Aim of the exercise |
Extract word for word the lines of the listing from its start to the line holding "from matplotlib.patches import Rectangle", both ends kept; pictures are not part of the copy.
== Given material ==
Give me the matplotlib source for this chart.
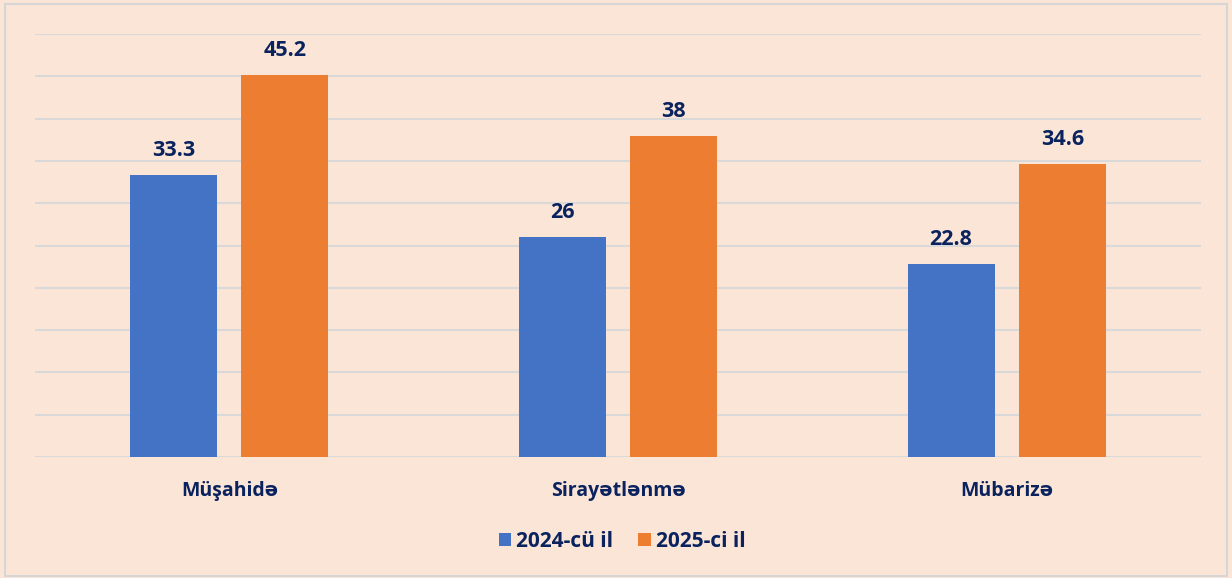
import numpy as np
import matplotlib.pyplot as plt
from matplotlib.patches import Rectangle

categories = ["Müşahidə", "Sirayətlənmə", "Mübarizə"]
series_names = ["2024-cü il", "2025-ci il"]
values_2024 = [33.3, 26, 22.8]
values_2025 = [45.2, 38, 34.6]
value_labels_2024 = ["33.3", "26", "22.8"]
value_labels_2025 = ["45.2", "38", "34.6"]

bg = "#FBE5D6"
blue = "#4472C4"
orange = "#ED7D31"
navy = "#0A225E"

plt.rcParams['font.family'] = ['Open Sans', 'DejaVu Sans']

fig = plt.figure(figsize=(12.32, 5.78), dpi=100)
fig.patch.set_facecolor(bg)
fig.patches.append(Rectangle((0.004, 0.004), 0.992, 0.989, transform=fig.transFigure,
                             fill=False, edgecolor="#D6D6D6", linewidth=1.5))

ax = fig.add_axes([0.0284, 0.2093, 0.9464, 0.7319])
ax.set_facecolor(bg)

x = np.arange(len(categories))
w = 0.224
off = 0.143
b1 = ax.bar(x - off, values_2024, w, color=blue, label=series_names[0], zorder=3)
b2 = ax.bar(x + off, values_2025, w, color=orange, label=series_names[1], zorder=3)

for bars, labs in [(b1, value_labels_2024), (b2, value_labels_2025)]:
    for b, lab in zip(bars, labs):
        ax.annotate(lab, (b.get_x() + b.get_width() / 2, b.get_height()),
                    xytext=(0, 10), textcoords="offset points", ha="center", va="bottom",
                    fontsize=15.5, fontweight="bold", color=navy)

ax.set_xlim(-0.5, 2.5)
ax.set_ylim(0, 50)
ax.set_yticks(np.arange(0, 51, 5))
ax.yaxis.grid(True, color="#D9D9D9", linewidth=1.5, zorder=0)
ax.tick_params(axis="y", left=False, labelleft=False)
ax.tick_params(axis="x", bottom=False, pad=14)
ax.set_xticks(x)
ax.set_xticklabels(categories, fontsize=14, fontweight="bold", color=navy)
for s in ax.spines.values():
    s.set_visible(False)

leg = fig.legend(loc="center", bbox_to_anchor=(0.505, 0.063), ncol=2, frameon=False,
                 prop={"size": 15, "weight": "bold"}, handlelength=0.6, handleheight=0.6,
                 handletextpad=0.25, columnspacing=1.2)
for t in leg.get_texts():
    t.set_color(navy)

fig.savefig("out.png", dpi=100, facecolor=bg)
===
Exercise solution |
Give me the matplotlib source for this chart.
import numpy as np
import matplotlib.pyplot as plt
from matplotlib.patches import Rectangle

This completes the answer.